Do you have any tips on how I can approach my 10 year old daughter in encouraging her to share with me her worries? We have a good relationship but I sense there is something going on and I want to give her permission to open up. I know that this may not be your area but from a coaching perspective any tips? Thank you!
So interesting you ask this as it is something I have been thinking about myself this week!
How to help others (kids and adults) know deeply that it is OK to feel hurt, to hurt others, to feel worried, to worry others, to feel angry, to project anger onto others.
That it is OK to be a HUMAN BEING!
We are not really taught this right?! We are taught to go to your room and come back when you can keep it together.
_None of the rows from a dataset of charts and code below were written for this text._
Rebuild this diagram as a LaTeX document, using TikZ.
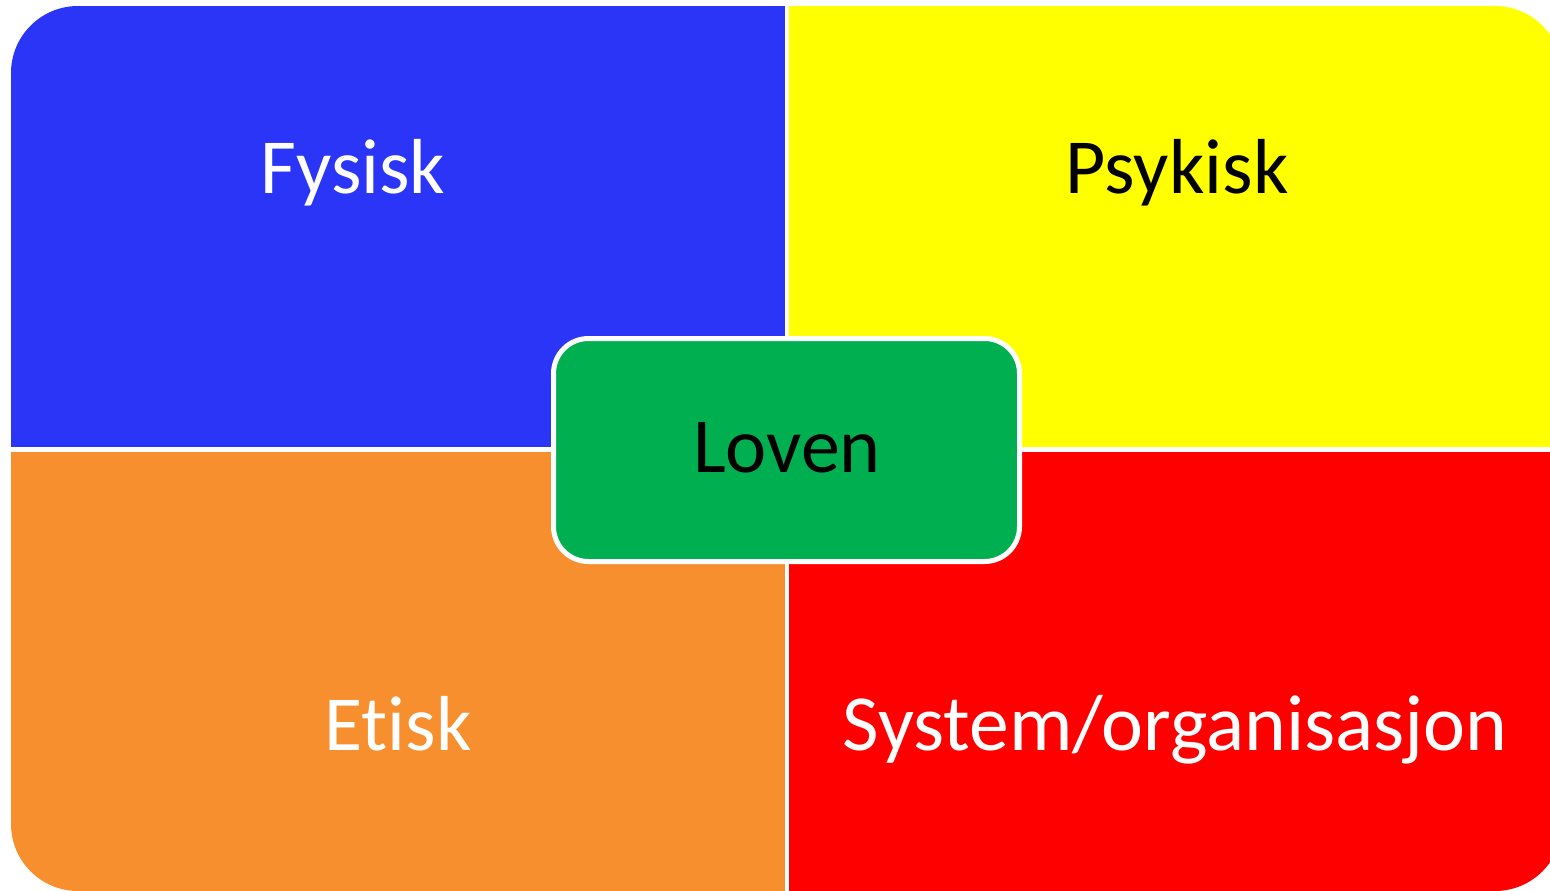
\documentclass[tikz,border=0pt]{standalone}
\usepackage{fontspec}
\setmainfont[Ligatures=NoCommon]{Carlito}
\usepackage{xcolor}
\usepackage{tikz}
\usetikzlibrary{positioning,calc}

\definecolor{fysblue}{RGB}{43,53,247}
\definecolor{psyyellow}{RGB}{255,255,0}
\definecolor{etorange}{RGB}{248,143,46}
\definecolor{sysred}{RGB}{255,0,0}
\definecolor{lovgreen}{RGB}{0,176,80}

\begin{document}
\begin{tikzpicture}[
    x=1pt, y=-1pt,
    quadrant/.style={inner sep=0pt, font=\fontsize{78}{90}\selectfont},
    centre/.style={rectangle, draw=white, line width=5pt, fill=lovgreen, rounded corners=35pt, minimum width=466pt, minimum height=223pt, inner sep=0pt, font=\fontsize{78}{90}\selectfont}
]
    \useasboundingbox (0,0) rectangle (1550,891);

    % Quadrants
    \begin{scope}
        \clip[rounded corners=67pt] (11,6) rectangle (1562,891);
        \fill[fysblue] (11,6) rectangle (785,447);
        \fill[psyyellow] (789,6) rectangle (1562,447);
        \fill[etorange] (11,452) rectangle (785,891);
        \fill[sysred] (789,452) rectangle (1562,891);
    \end{scope}

    % Labels
    \node[quadrant, anchor=base, text=white] (fysisk) at (353,193) {Fysisk};
    \node[quadrant, anchor=base, text=black] (psykisk) at (1177,193) {Psykisk};
    \node[quadrant, anchor=base, text=white] (etisk) at (398,750) {Etisk};
    \node[quadrant, anchor=base, text=white, font=\fontsize{79.5}{90}\selectfont] (system) at (1175,750) {System/organisasjon};

    % Centre
    \node[centre] (loven) at (786.5,450) {};
    \node[quadrant, anchor=base, text=black] (lovtxt) at (787,472) {Loven};
\end{tikzpicture}
\end{document}
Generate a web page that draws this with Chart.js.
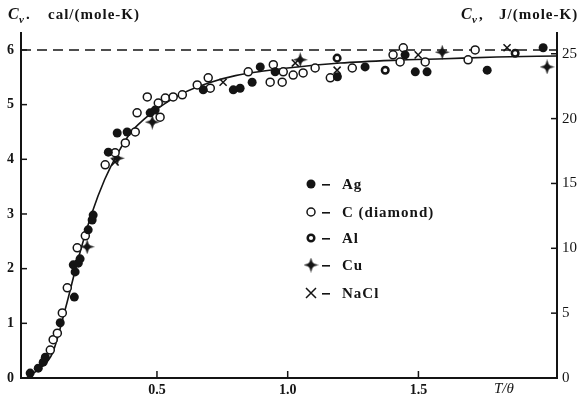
<!DOCTYPE html>
<html>
<head>
<meta charset="utf-8">
<script src="https://cdn.jsdelivr.net/npm/chart.js@4.4.0/dist/chart.umd.min.js"></script>
<style>
  body { margin: 0; background: #fff; }
  #wrap { width: 579px; height: 395px; }
</style>
</head>
<body>
<div id="wrap"><canvas id="myChart" width="579" height="395"></canvas></div>
<script>
// Debye curve (T/θ, Cv cal/(mole-K))
let curveX = [0, 0.05, 0.1, 0.15, 0.2, 0.25, 0.3, 0.35, 0.4, 0.45, 0.5, 0.6, 0.7, 0.8, 0.9, 1.0, 1.2, 1.4, 1.6, 1.8, 2.03];
let curveY = [0, 0.17, 0.45, 1.27, 2.20, 3.00, 3.63, 4.11, 4.49, 4.73, 4.92, 5.21, 5.40, 5.53, 5.61, 5.67, 5.76, 5.81, 5.84, 5.87, 5.89];

// classical limit 3R
let limitX = [-0.02, 2.03];
let limitY = [6, 6];

// measured points
let agX = [0.015, 0.046, 0.065, 0.073, 0.13, 0.184, 0.187, 0.18, 0.199, 0.206, 0.237, 0.252, 0.256, 0.314, 0.348, 0.386, 0.474, 0.493, 0.677, 0.792, 0.818, 0.864, 0.895, 0.952, 1.19, 1.296, 1.449, 1.488, 1.533, 1.763, 1.977];
let agY = [0.09, 0.18, 0.29, 0.38, 1.01, 1.48, 1.94, 2.07, 2.10, 2.18, 2.71, 2.89, 2.98, 4.13, 4.48, 4.50, 4.85, 4.90, 5.27, 5.27, 5.30, 5.41, 5.69, 5.60, 5.51, 5.69, 5.91, 5.60, 5.60, 5.63, 6.04];

let cX = [0.092, 0.103, 0.119, 0.138, 0.157, 0.195, 0.226, 0.302, 0.34, 0.379, 0.417, 0.424, 0.512, 0.463, 0.505, 0.532, 0.562, 0.597, 0.654, 0.696, 0.704, 0.849, 0.933, 0.945, 0.979, 0.983, 1.021, 1.059, 1.105, 1.163, 1.247, 1.403, 1.43, 1.442, 1.526, 1.69, 1.717];
let cY = [0.51, 0.70, 0.82, 1.19, 1.65, 2.38, 2.60, 3.90, 4.12, 4.30, 4.50, 4.85, 4.77, 5.14, 5.03, 5.12, 5.14, 5.18, 5.36, 5.49, 5.30, 5.60, 5.41, 5.73, 5.41, 5.60, 5.54, 5.58, 5.67, 5.49, 5.67, 5.91, 5.78, 6.04, 5.78, 5.82, 6.00];

let alX = [1.189, 1.373, 1.87];
let alY = [5.85, 5.63, 5.94];

let cuX = [0.233, 0.348, 0.482, 1.048, 1.591, 1.992];
let cuY = [2.40, 4.02, 4.68, 5.82, 5.96, 5.69];

let naclX = [0.34, 0.753, 1.029, 1.189, 1.499, 1.839];
let naclY = [3.95, 5.41, 5.76, 5.63, 5.91, 6.04];

// axes
let xTicks = [0.5, 1.0, 1.5];
let xTickLabels = ['0.5', '1.0', '1.5'];
let yTicks = [0, 1, 2, 3, 4, 5, 6];
let y2Ticks = [0, 5, 10, 15, 20, 25];

let legendNames = ['Ag', 'C (diamond)', 'Al', 'Cu', 'NaCl'];

const ink = '#141414';
const pts = (xs, ys) => xs.map((x, i) => ({x: x, y: ys[i]}));

// copper marker: little filled four point star
let cuMark = document.createElement('canvas');
cuMark.width = 15; cuMark.height = 15;
(function () {
  let c = cuMark.getContext('2d');
  c.fillStyle = ink;
  c.beginPath();
  c.moveTo(7.5, 0); c.lineTo(9.3, 5.7); c.lineTo(15, 7.5); c.lineTo(9.3, 9.3);
  c.lineTo(7.5, 15); c.lineTo(5.7, 9.3); c.lineTo(0, 7.5); c.lineTo(5.7, 5.7);
  c.closePath(); c.fill();
  c.beginPath(); c.arc(7.5, 7.5, 3, 0, Math.PI * 2); c.fill();
})();

function drawMark(ctx, kind, x, y) {
  ctx.save();
  ctx.strokeStyle = ink; ctx.fillStyle = ink;
  if (kind === 0) {
    ctx.beginPath(); ctx.arc(x, y, 4.5, 0, Math.PI * 2); ctx.fill();
  } else if (kind === 1) {
    ctx.lineWidth = 1.5; ctx.fillStyle = '#fff';
    ctx.beginPath(); ctx.arc(x, y, 4, 0, Math.PI * 2); ctx.fill(); ctx.stroke();
  } else if (kind === 2) {
    ctx.lineWidth = 2.5; ctx.fillStyle = '#fff';
    ctx.beginPath(); ctx.arc(x, y, 3.3, 0, Math.PI * 2); ctx.fill(); ctx.stroke();
  } else if (kind === 3) {
    ctx.drawImage(cuMark, x - 7.5, y - 7.5);
  } else {
    ctx.lineWidth = 1.5;
    ctx.beginPath();
    ctx.moveTo(x - 5, y - 5); ctx.lineTo(x + 5, y + 5);
    ctx.moveTo(x + 5, y - 5); ctx.lineTo(x - 5, y + 5);
    ctx.stroke();
  }
  ctx.restore();
}

const extras = {
  id: 'extras',
  afterDraw(chart) {
    const ctx = chart.ctx;
    const xs = chart.scales.x, ys = chart.scales.y, y2 = chart.scales.y2;
    ctx.save();
    ctx.strokeStyle = ink; ctx.lineWidth = 1.5;
    // inward tick marks
    yTicks.forEach(v => {
      let p = ys.getPixelForValue(v);
      ctx.beginPath(); ctx.moveTo(xs.left, p); ctx.lineTo(xs.left + 6, p); ctx.stroke();
    });
    y2Ticks.forEach(v => {
      let p = y2.getPixelForValue(v);
      ctx.beginPath(); ctx.moveTo(xs.right, p); ctx.lineTo(xs.right - 6, p); ctx.stroke();
    });
    xTicks.forEach(v => {
      let p = xs.getPixelForValue(v);
      ctx.beginPath(); ctx.moveTo(p, ys.bottom); ctx.lineTo(p, ys.bottom - 7); ctx.stroke();
    });

    // axis titles
    ctx.fillStyle = ink;
    ctx.textBaseline = 'alphabetic';
    ctx.font = 'italic bold 16px "Liberation Serif"';
    ctx.fillText('C', 8, 19);
    ctx.fillText('C', 461, 19);
    ctx.font = 'italic bold 11px "Liberation Serif"';
    ctx.fillText('v', 19, 23);
    ctx.fillText('v', 472, 23);
    ctx.font = 'bold 15px "Liberation Serif"';
    ctx.letterSpacing = '1px';
    ctx.fillText('.', 26, 19);
    ctx.fillText(',', 479, 19);
    ctx.fillText('cal/(mole-K)', 48, 19);
    ctx.fillText('J/(mole-K)', 499, 19);
    ctx.letterSpacing = '0px';
    ctx.font = 'italic 15px "Liberation Serif"';
    ctx.fillText('T/\u03b8', 494, 393);

    // legend
    let ly = [184, 212, 238, 265, 293];
    ctx.font = 'bold 15px "Liberation Serif"';
    ctx.letterSpacing = '1px';
    legendNames.forEach((name, i) => {
      drawMark(ctx, i, 311, ly[i]);
      ctx.fillRect(322, ly[i], 8, 1.6);
      ctx.fillText(name, 342, ly[i] + 5);
    });
    ctx.restore();
  }
};

const fixTicks = (list) => (scale) => { scale.ticks = list.map(v => ({value: v})); };

let chart = new Chart(document.getElementById('myChart'), {
  type: 'scatter',
  data: {
    datasets: [
      {data: pts(curveX, curveY), showLine: true, borderColor: ink, borderWidth: 1.6,
       pointRadius: 0, cubicInterpolationMode: 'monotone', order: 10},
      {data: pts(limitX, limitY), showLine: true, borderColor: ink, borderWidth: 1.5,
       borderDash: [10, 6], pointRadius: 0, order: 9},
      {label: 'Ag', data: pts(agX, agY), pointStyle: 'circle', pointRadius: 4.5,
       backgroundColor: ink, borderColor: ink, borderWidth: 0},
      {label: 'C (diamond)', data: pts(cX, cY), pointStyle: 'circle', pointRadius: 4,
       backgroundColor: '#fff', borderColor: ink, borderWidth: 1.5},
      {label: 'Al', data: pts(alX, alY), pointStyle: 'circle', pointRadius: 3.3,
       backgroundColor: '#fff', borderColor: ink, borderWidth: 2.5},
      {label: 'Cu', data: pts(cuX, cuY), pointStyle: cuMark, pointRadius: 7},
      {label: 'NaCl', data: pts(naclX, naclY), pointStyle: 'crossRot', pointRadius: 5,
       borderColor: ink, borderWidth: 1.5}
    ]
  },
  options: {
    responsive: false,
    animation: false,
    events: [],
    layout: {padding: {top: 33, left: 0, right: 0, bottom: 0}},
    plugins: {legend: {display: false}, tooltip: {enabled: false}},
    scales: {
      x: {
        type: 'linear', min: -0.02, max: 2.03,
        afterBuildTicks: fixTicks(xTicks),
        afterFit: (s) => { s.height = 17; },
        grid: {display: false, drawTicks: false},
        border: {display: true, color: ink, width: 2},
        ticks: {
          padding: 4, color: ink,
          font: {family: 'Liberation Serif', size: 14, weight: 'bold'},
          callback: (v) => xTickLabels[xTicks.indexOf(v)]
        }
      },
      y: {
        position: 'left', min: 0, max: 6.31,
        afterBuildTicks: fixTicks(yTicks),
        afterFit: (s) => { s.width = 21; },
        grid: {display: false, drawTicks: false},
        border: {display: true, color: ink, width: 2},
        ticks: {padding: 7, color: ink, font: {family: 'Liberation Serif', size: 14, weight: 'bold'}}
      },
      y2: {
        position: 'right', min: 0, max: 26.6,
        afterBuildTicks: fixTicks(y2Ticks),
        afterFit: (s) => { s.width = 22; },
        grid: {display: false, drawTicks: false},
        border: {display: true, color: ink, width: 2},
        ticks: {padding: 5, color: ink, font: {family: 'Liberation Serif', size: 15}}
      }
    }
  },
  plugins: [extras]
});
</script>
</body>
</html>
We are told that we shouldnt ever hurt others, that we shouldnt ever be unkind. But we ALL are hurtful nad unkind and worrisome at times.
We are not really taught either that different is Ok, that its beautiful. Nor are we told that its normal to have a crazy lady in our heads, that we are all a little crazy in there at times.
I think the best thing we can do is to be honest, open and real – to tell our kids and friends and staff and everyone we encounter, that its all good, that its all part of being human.
What I would do is before bed talk to your daughter, share with her your experiences, ask her if she wants to share any sadness, any worry or shame that came up during the day. Tell her that she can always tell you, that you may not have the answers but that you can together work out possible solutions.
Help her empty her heart to you by creating a space and container for this, and (to the extent it’s appropriate) let her see that your heart has worries too, its all normal, and it’s important to let the worry out.